Brave: written by Brenda Chapman, Mark Andrews, Steve Purcell, and Irene Mecchi; directed by Mark Andrews, Brenda Chapman, and Steve Purcell; starring the voices of Kelly Macdonald (Merida), Billy Connolly (Fergus), and Emma Thompson (Elinor) (2012): I wanted to like Pixar's first foray into the long uncharted realms of a female protagonist. And the first 40 minutes or so of Brave are decent enough, though there are points where I became convinced that they created a female protagonist (Scottish teenager Merida) just to show off their increasing proficiency at CGI hair.

Merida has a lot of hair. And it looks pretty realistic. If you want to see what top-shelf CGI could do with hair just 15 years ago, take a look at Malebolgia in the live-action Spawn movie. See how terrible it looks? So we've mastered computer-generated hair. It's not a Mars colony or an end to world hunger, but it's something.

But Holy Moley -- did Pixar's first female protagonist have to get saddled with Mother issues that ultimately swallow the entire plot? And was the last 40 minutes of the movie even plotted out? Because everything in the second half of the movie revolves around two female characters accomplishing...a repair job on a tapestry. Specifically, repairing about a two-foot-long tear in a tapestry.
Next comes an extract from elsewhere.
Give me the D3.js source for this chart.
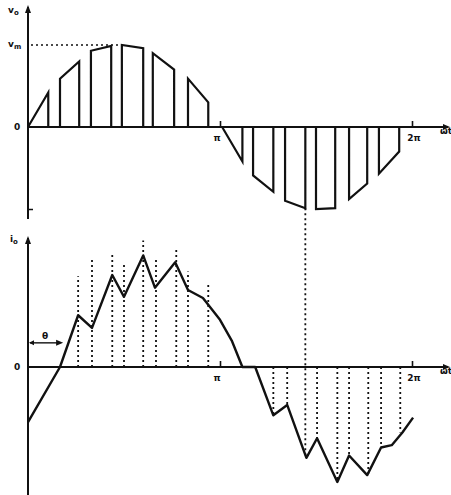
<!DOCTYPE html>
<html>
<head>
<meta charset="utf-8">
<script src="https://cdn.jsdelivr.net/npm/d3@7"></script>
<style>
  body { margin: 0; background: #fff; }
  svg text { font-family: "DejaVu Sans", sans-serif; font-weight: bold; font-size: 9px; fill: #111; }
</style>
</head>
<body>
<div id="chart"></div>
<script>
// angles in degrees of wt, values per unit (Vm for voltage, peak for current)
var posPulses = [
  [0, 19, 0, 0.42],
  [30, 48, 0.59, 0.80],
  [59, 78, 0.93, 0.99],
  [88, 108, 1.0, 0.96],
  [117, 137, 0.90, 0.70],
  [150, 169, 0.59, 0.30]
];
var negPulses = [
  [182, 201, 0, -0.42],
  [211, 230, -0.59, -0.79],
  [241, 260, -0.90, -0.99],
  [270, 288, -1.0, -0.99],
  [301, 318, -0.88, -0.69],
  [329, 348, -0.57, -0.30]
];
var currentPts = [
  [0, -0.48], [30, 0], [47, 0.45], [60, 0.34], [79, 0.80], [90, 0.61],
  [108, 0.97], [119, 0.69], [138, 0.91], [150, 0.67], [164, 0.60],
  [180, 0.41], [191, 0.23], [201, 0], [213, 0], [230, -0.42], [243, -0.33],
  [261, -0.79], [271, -0.62], [290, -1.0], [301, -0.77], [318, -0.94],
  [331, -0.70], [341, -0.68], [351, -0.57], [361, -0.44]
];
var posDots = [
  [47, 0.79], [60, 0.94], [79, 0.98], [90, 0.89], [108, 1.10],
  [120, 0.95], [139, 1.03], [150, 0.83], [169, 0.73]
];
var negDots = [
  [230, -0.42], [243, -0.33], [271, -0.62], [290, -1.0], [301, -0.77],
  [319, -0.94], [331, -0.70], [349, -0.57]
];
var markAngle = 260;      // dotted line linking the two panels
var thetaDeg = 32;
var xTicks = [180, 360];
var xTickLabels = ["\u03c0", "2\u03c0"];

var W = 451, H = 495;
var svg = d3.select("#chart").append("svg").attr("width", W).attr("height", H);
svg.append("rect").attr("width", W).attr("height", H).attr("fill", "#fff");

var x = d3.scaleLinear().domain([0, 360]).range([28, 412]);
var yV = d3.scaleLinear().domain([-1, 1]).range([209, 45]);
var yI = d3.scaleLinear().domain([-1, 1]).range([482, 252]);

var ink = "#111";

function arrowHead(g, px, py, dir) {
  // dir: "r" right, "u" up, "l" left
  var p;
  if (dir === "r") p = [[px, py], [px - 7, py - 3], [px - 7, py + 3]];
  else if (dir === "l") p = [[px, py], [px + 5, py - 2.5], [px + 5, py + 2.5]];
  else p = [[px, py], [px - 3, py + 8], [px + 3, py + 8]];
  g.append("path").attr("d", "M" + p.join("L") + "Z").attr("fill", ink);
}

function panelAxes(y0, yTop, yBot, tickY) {
  var g = svg.append("g");
  g.append("line").attr("x1", x(0)).attr("x2", 448).attr("y1", y0).attr("y2", y0)
    .attr("stroke", ink).attr("stroke-width", 2);
  arrowHead(g, 450, y0, "r");
  g.append("line").attr("x1", x(0)).attr("x2", x(0)).attr("y1", yBot).attr("y2", yTop + 2)
    .attr("stroke", ink).attr("stroke-width", 2);
  arrowHead(g, x(0), yTop, "u");
  var ax = g.append("g").attr("transform", "translate(0," + y0 + ")")
    .call(d3.axisTop(x).tickValues(xTicks).tickSize(6).tickSizeOuter(0).tickFormat(function () { return ""; }));
  ax.select(".domain").remove();
  ax.selectAll("line").attr("stroke", ink).attr("stroke-width", 1.6);
  g.selectAll("text.tl").data(xTicks).enter().append("text")
    .attr("x", function (d, i) { return x(d) + (i === 0 ? -3 : 2); })
    .attr("y", y0 + tickY)
    .attr("text-anchor", "middle")
    .text(function (d, i) { return xTickLabels[i]; });
  g.append("text").attr("x", 440).attr("y", y0 + 7).text("\u03c9t");
  g.append("text").attr("x", 14).attr("y", y0 + 3).text("0");
  return g;
}

// ---- top panel: output voltage
var gV = panelAxes(yV(0), 5, 219, 14);
var yAx = gV.append("g").attr("transform", "translate(" + x(0) + ",0)")
  .call(d3.axisRight(yV).tickValues([-1]).tickSize(5).tickFormat(function () { return ""; }));
yAx.select(".domain").remove();
yAx.selectAll("line").attr("stroke", ink).attr("stroke-width", 1.5);

var vLabel = gV.append("text").attr("x", 8).attr("y", 13);
vLabel.append("tspan").text("v");
vLabel.append("tspan").attr("dy", 2).attr("font-size", "7px").text("o");
var mLabel = gV.append("text").attr("x", 8).attr("y", 47);
mLabel.append("tspan").text("v");
mLabel.append("tspan").attr("dy", 2).attr("font-size", "7px").text("m");

gV.append("line").attr("x1", x(0) + 3).attr("x2", x(86)).attr("y1", yV(1)).attr("y2", yV(1))
  .attr("stroke", ink).attr("stroke-width", 1.3).attr("stroke-dasharray", "2,3");

var vPts = [[0, 0]];
posPulses.concat(negPulses).forEach(function (p) {
  vPts.push([p[0], 0], [p[0], p[2]], [p[1], p[3]], [p[1], 0]);
});
vPts.push([360, 0]);
gV.append("path")
  .attr("d", d3.line().x(function (d) { return x(d[0]); }).y(function (d) { return yV(d[1]); })(vPts))
  .attr("fill", "none").attr("stroke", ink).attr("stroke-width", 2.2).attr("stroke-linejoin", "miter");

// ---- bottom panel: output current
var gI = panelAxes(yI(0), 236, 495, 14);
var iLabel = gI.append("text").attr("x", 10).attr("y", 242);
iLabel.append("tspan").text("i");
iLabel.append("tspan").attr("dy", 2).attr("font-size", "7px").text("o");

var dotted = gI.append("g").attr("stroke", ink).attr("stroke-width", 1.8)
  .attr("stroke-dasharray", "2,3");
dotted.selectAll("line.p").data(posDots.concat(negDots)).enter().append("line")
  .attr("x1", function (d) { return x(d[0]); }).attr("x2", function (d) { return x(d[0]); })
  .attr("y1", yI(0)).attr("y2", function (d) { return yI(d[1]); });
dotted.append("line")
  .attr("x1", x(markAngle)).attr("x2", x(markAngle))
  .attr("y1", yV(-0.99)).attr("y2", yI(-0.79));

gI.append("path")
  .attr("d", d3.line().x(function (d) { return x(d[0]); }).y(function (d) { return yI(d[1]); })(currentPts))
  .attr("fill", "none").attr("stroke", ink).attr("stroke-width", 2.4).attr("stroke-linejoin", "round");

// theta marker
var ty = yI(0.21);
gI.append("line").attr("x1", x(0) + 2).attr("x2", x(thetaDeg) - 2).attr("y1", ty).attr("y2", ty)
  .attr("stroke", ink).attr("stroke-width", 1.4);
arrowHead(gI, x(0) + 1, ty, "l");
arrowHead(gI, x(thetaDeg) + 1, ty, "r");
gI.append("text").attr("x", x(thetaDeg / 2)).attr("y", ty - 4).attr("text-anchor", "middle").text("\u03b8");
</script>
</body>
</html>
So a movie in which three of the four major speaking roles are for women has as its McGuffin...the ability to sew. Well, and forgive. It's as if Aladdin came down to whether or not a tinsmith could fix the Genie's lamp. And the amount of Idiot Plot running-around in those last 40 minutes is something to behold. It makes the chase sequence at the end of Star Trek: Into Darkness look like a model of narrative economy and plain good sense.

So hopefully Pixar will give a female protagonist a movie as good as the Toy Story films or Up or Wall*E. This one, muddled and burdened with voiceover homilies that don't seem to have any relation to what the film showed us, isn't it. Not recommended unless you're a scholar of CGI hair.

Monday, August 8, 2011

Here Comes the Sun King


All-Star Superman, based on the graphic novel by Grant Morrison and Frank Quitely and the characters created by Jerry Siegel and Joe Shuster, written by Dwayne McDuffie, directed by Sam Liu, starring the voices of James Denton (Superman/Clark Kent), Christina Hendricks (Lois Lane) and Anthony LaPaglia (Lex Luthor) (2011): In a perfect world, a new Superman movie would be based on the same graphic novel this animated movie is. And it's amazing -- and a testament to late screenwriter Dwayne McDuffie, who died one day before All-Star Superman was released -- how much of that graphic novel makes it into this 75-minute-long adaptation.

Something disastrous happens to Superman in the first few minutes, leaving him with a year to live. The movie then follows the course of that year as Superman tries to accomplish all the tasks he'd failed to accomplish previously. Meanwhile, Lex Luthor plots and preens in jail as he awaits execution. New menaces arise. And Solaris the Sun-Tyrant, a computerized sun-destroyer with a hate on for organic lifeforms, lurks somewhere out there, waiting.

Freed from the constraints of any one particular Superman continuity, Morrison threw in tons of things that either hadn't been seen for decades (Silver-Age time-travelling, pain-in-the-ass heroes Atlas and Samson; the original cloud-like Sun Eater) or hadn't been seen at all (the chronovore, alas, doesn't make it into the movie while the League of Supermen makes only a cameo appearance). This adaptation wisely keeps a lot of the dialogue from the comic while also mimicking to a surprising extent the style of artist Frank Quitely.

The ultimate enemy is Luthor, presented here closer to his super-scientist version of the 1960's and 1970's rather than the super-businessman of the 1980's and 1990's. By the time a frustrated and regretful Superman says, "Luthor, you could have saved the world a long time ago," you'll pretty much agree. And a dying, increasingly depowered Superman will need both brains and brawn to save the world that Luthor has spent decades trying to conquer. Highly recommended.